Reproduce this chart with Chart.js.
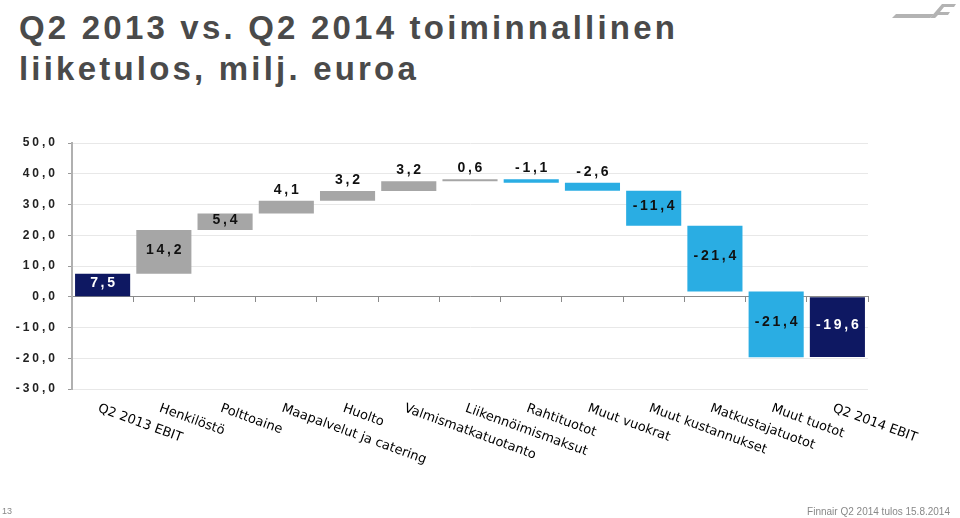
<!DOCTYPE html>
<html>
<head>
<meta charset="utf-8">
<script src="https://cdn.jsdelivr.net/npm/chart.js@4/dist/chart.umd.min.js"></script>
<style>
  html, body { margin: 0; padding: 0; background: #fff; }
  #wrap { position: relative; width: 960px; height: 518px; overflow: hidden; }
  #chart { position: absolute; left: 0; top: 0; }
  .title {
    position: absolute; left: 19px; top: 7px;
    font-family: "Liberation Sans", Arial, sans-serif;
    font-weight: bold; font-size: 33px; line-height: 41px;
    color: #4a4a4a; letter-spacing: 3.2px; white-space: nowrap;
  }
  .page { position: absolute; left: 2px; top: 506px; font: 9px "Liberation Sans Narrow", sans-serif; color: #888; }
  .source { position: absolute; right: 10px; top: 506px; font: 10px "Liberation Sans Narrow", sans-serif; color: #888; }
  .logo { position: absolute; left: 890px; top: 2px; }
</style>
</head>
<body>
<div id="wrap">
  <div class="title">Q2 2013 vs. Q2 2014 toiminnallinen<br>liiketulos, milj. euroa</div>
  <svg class="logo" width="68" height="20" viewBox="0 0 68 20">
    <polygon points="2,16 40,16 44,12 6,12" fill="#b3b3b3"/>
    <polygon points="40,16 52,2 66,2 64,5 54,5 50,10 60,10 58,13 48,13 45,16" fill="#b3b3b3"/>
  </svg>
  <canvas id="chart" width="960" height="518"></canvas>
  <div class="page">13</div>
  <div class="source">Finnair Q2 2014 tulos 15.8.2014</div>
</div>
<script>
// --- data ---
const categories = ['Q2 2013 EBIT', 'Henkilöstö', 'Polttoaine', 'Maapalvelut ja catering', 'Huolto',
  'Valmismatkatuotanto', 'Liikennöimismaksut', 'Rahtituotot', 'Muut vuokrat', 'Muut kustannukset',
  'Matkustajatuotot', 'Muut tuotot', 'Q2 2014 EBIT'];
const changes = [7.5, 14.2, 5.4, 4.1, 3.2, 3.2, 0.6, -1.1, -2.6, -11.4, -21.4, -21.4, -19.6];
const barTypes = ['total', 'up', 'up', 'up', 'up', 'up', 'up', 'down', 'down', 'down', 'down', 'down', 'total'];
const yTickValues = [50, 40, 30, 20, 10, 0, -10, -20, -30];

const typeColors = { total: '#0e1862', up: '#a6a6a6', down: '#2aade3' };

// waterfall ranges from the changes
let running = 0;
const ranges = changes.map((v, i) => {
    if (barTypes[i] === 'total') {
        running = v;
        return [0, v];
    }
    const r = [running, running + v];
    running += v;
    return r;
});

const fmt = v => v.toFixed(1).replace('.', ',');

// letter spaced tick labels like the slide
const spacingPlugin = {
    id: 'spacing',
    beforeDraw(chart) { chart.ctx.letterSpacing = '3px'; },
    beforeDatasetsDraw(chart) { chart.ctx.letterSpacing = '0px'; }
};

const valueLabels = {
    id: 'valueLabels',
    afterDatasetsDraw(chart) {
        const ctx = chart.ctx;
        const meta = chart.getDatasetMeta(0);
        ctx.save();
        ctx.letterSpacing = '2.7px';
        ctx.font = 'bold 14px "Liberation Sans", Arial, sans-serif';
        ctx.textAlign = 'center';
        ctx.textBaseline = 'middle';
        meta.data.forEach((bar, i) => {
            const top = Math.min(bar.y, bar.base);
            const bottom = Math.max(bar.y, bar.base);
            let y = (top + bottom) / 2 - 2;
            if (bottom - top < 15) y = top - 11;
            ctx.fillStyle = barTypes[i] === 'total' ? '#fff' : '#111';
            ctx.fillText(fmt(changes[i]), bar.x + 1.3, y);
        });
        ctx.restore();
    }
};

// slanted category labels running down to the right
const slantLabels = {
    id: 'slantLabels',
    afterDraw(chart) {
        const ctx = chart.ctx;
        const xs = chart.scales.x;
        ctx.save();
        ctx.letterSpacing = '0px';
        ctx.font = '13px "DejaVu Sans", Verdana, sans-serif';
        ctx.fillStyle = '#000';
        ctx.textAlign = 'left';
        ctx.textBaseline = 'top';
        categories.forEach((c, i) => {
            ctx.save();
            ctx.translate(xs.getPixelForValue(i) - 2, 402);
            ctx.rotate(20 * Math.PI / 180);
            ctx.fillText(c, 0, 0);
            ctx.restore();
        });
        ctx.restore();
    }
};

new Chart(document.getElementById('chart'), {
    type: 'bar',
    data: {
        labels: categories,
        datasets: [{
            data: ranges,
            backgroundColor: barTypes.map(t => typeColors[t]),
            barPercentage: 0.9,
            categoryPercentage: 1.0,
            borderSkipped: false
        }]
    },
    options: {
        responsive: false,
        animation: false,
        layout: { padding: { top: 143, right: 92, bottom: 129, left: 0 } },
        plugins: {
            legend: { display: false },
            tooltip: { enabled: false }
        },
        scales: {
            x: {
                position: { y: 0 },
                offset: true,
                ticks: { display: false },
                grid: { offset: true, drawOnChartArea: false, tickLength: 5, tickColor: '#8a8a8a' },
                border: { color: '#8a8a8a', width: 1 }
            },
            y: {
                min: -30,
                max: 50,
                afterBuildTicks: s => { s.ticks = yTickValues.map(v => ({ value: v })); },
                afterFit: s => { s.width = 72; },
                ticks: {
                    callback: v => fmt(v),
                    font: { family: '"Liberation Sans", Arial, sans-serif', weight: 'bold', size: 12 },
                    color: '#222',
                    padding: 10
                },
                grid: { color: '#e8e8e8', tickColor: '#999', tickLength: 4 },
                border: { color: '#b0b0b0', width: 2 }
            }
        }
    },
    plugins: [spacingPlugin, valueLabels, slantLabels]
});
</script>
</body>
</html>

— Task objective —
Omit every picture while copying the listing above exactly.

— Exercise solution —
Reproduce this chart with Chart.js.
<!DOCTYPE html>
<html>
<head>
<meta charset="utf-8">
<script src="https://cdn.jsdelivr.net/npm/chart.js@4/dist/chart.umd.min.js"></script>
<style>
  html, body { margin: 0; padding: 0; background: #fff; }
  #wrap { position: relative; width: 960px; height: 518px; overflow: hidden; }
  #chart { position: absolute; left: 0; top: 0; }
  .title {
    position: absolute; left: 19px; top: 7px;
    font-family: "Liberation Sans", Arial, sans-serif;
    font-weight: bold; font-size: 33px; line-height: 41px;
    color: #4a4a4a; letter-spacing: 3.2px; white-space: nowrap;
  }
  .page { position: absolute; left: 2px; top: 506px; font: 9px "Liberation Sans Narrow", sans-serif; color: #888; }
  .source { position: absolute; right: 10px; top: 506px; font: 10px "Liberation Sans Narrow", sans-serif; color: #888; }
  .logo { position: absolute; left: 890px; top: 2px; }
</style>
</head>
<body>
<div id="wrap">
  <div class="title">Q2 2013 vs. Q2 2014 toiminnallinen<br>liiketulos, milj. euroa</div>
  <svg class="logo" width="68" height="20" viewBox="0 0 68 20">
    <polygon points="2,16 40,16 44,12 6,12" fill="#b3b3b3"/>
    <polygon points="40,16 52,2 66,2 64,5 54,5 50,10 60,10 58,13 48,13 45,16" fill="#b3b3b3"/>
  </svg>
  <canvas id="chart" width="960" height="518"></canvas>
  <div class="page">13</div>
  <div class="source">Finnair Q2 2014 tulos 15.8.2014</div>
</div>
<script>
// --- data ---
const categories = ['Q2 2013 EBIT', 'Henkilöstö', 'Polttoaine', 'Maapalvelut ja catering', 'Huolto',
  'Valmismatkatuotanto', 'Liikennöimismaksut', 'Rahtituotot', 'Muut vuokrat', 'Muut kustannukset',
  'Matkustajatuotot', 'Muut tuotot', 'Q2 2014 EBIT'];
const changes = [7.5, 14.2, 5.4, 4.1, 3.2, 3.2, 0.6, -1.1, -2.6, -11.4, -21.4, -21.4, -19.6];
const barTypes = ['total', 'up', 'up', 'up', 'up', 'up', 'up', 'down', 'down', 'down', 'down', 'down', 'total'];
const yTickValues = [50, 40, 30, 20, 10, 0, -10, -20, -30];

const typeColors = { total: '#0e1862', up: '#a6a6a6', down: '#2aade3' };

// waterfall ranges from the changes
let running = 0;
const ranges = changes.map((v, i) => {
    if (barTypes[i] === 'total') {
        running = v;
        return [0, v];
    }
    const r = [running, running + v];
    running += v;
    return r;
});

const fmt = v => v.toFixed(1).replace('.', ',');

// letter spaced tick labels like the slide
const spacingPlugin = {
    id: 'spacing',
    beforeDraw(chart) { chart.ctx.letterSpacing = '3px'; },
    beforeDatasetsDraw(chart) { chart.ctx.letterSpacing = '0px'; }
};

const valueLabels = {
    id: 'valueLabels',
    afterDatasetsDraw(chart) {
        const ctx = chart.ctx;
        const meta = chart.getDatasetMeta(0);
        ctx.save();
        ctx.letterSpacing = '2.7px';
        ctx.font = 'bold 14px "Liberation Sans", Arial, sans-serif';
        ctx.textAlign = 'center';
        ctx.textBaseline = 'middle';
        meta.data.forEach((bar, i) => {
            const top = Math.min(bar.y, bar.base);
            const bottom = Math.max(bar.y, bar.base);
            let y = (top + bottom) / 2 - 2;
            if (bottom - top < 15) y = top - 11;
            ctx.fillStyle = barTypes[i] === 'total' ? '#fff' : '#111';
            ctx.fillText(fmt(changes[i]), bar.x + 1.3, y);
        });
        ctx.restore();
    }
};

// slanted category labels running down to the right
const slantLabels = {
    id: 'slantLabels',
    afterDraw(chart) {
        const ctx = chart.ctx;
        const xs = chart.scales.x;
        ctx.save();
        ctx.letterSpacing = '0px';
        ctx.font = '13px "DejaVu Sans", Verdana, sans-serif';
        ctx.fillStyle = '#000';
        ctx.textAlign = 'left';
        ctx.textBaseline = 'top';
        categories.forEach((c, i) => {
            ctx.save();
            ctx.translate(xs.getPixelForValue(i) - 2, 402);
            ctx.rotate(20 * Math.PI / 180);
            ctx.fillText(c, 0, 0);
            ctx.restore();
        });
        ctx.restore();
    }
};

new Chart(document.getElementById('chart'), {
    type: 'bar',
    data: {
        labels: categories,
        datasets: [{
            data: ranges,
            backgroundColor: barTypes.map(t => typeColors[t]),
            barPercentage: 0.9,
            categoryPercentage: 1.0,
            borderSkipped: false
        }]
    },
    options: {
        responsive: false,
        animation: false,
        layout: { padding: { top: 143, right: 92, bottom: 129, left: 0 } },
        plugins: {
            legend: { display: false },
            tooltip: { enabled: false }
        },
        scales: {
            x: {
                position: { y: 0 },
                offset: true,
                ticks: { display: false },
                grid: { offset: true, drawOnChartArea: false, tickLength: 5, tickColor: '#8a8a8a' },
                border: { color: '#8a8a8a', width: 1 }
            },
            y: {
                min: -30,
                max: 50,
                afterBuildTicks: s => { s.ticks = yTickValues.map(v => ({ value: v })); },
                afterFit: s => { s.width = 72; },
                ticks: {
                    callback: v => fmt(v),
                    font: { family: '"Liberation Sans", Arial, sans-serif', weight: 'bold', size: 12 },
                    color: '#222',
                    padding: 10
                },
                grid: { color: '#e8e8e8', tickColor: '#999', tickLength: 4 },
                border: { color: '#b0b0b0', width: 2 }
            }
        }
    },
    plugins: [spacingPlugin, valueLabels, slantLabels]
});
</script>
</body>
</html>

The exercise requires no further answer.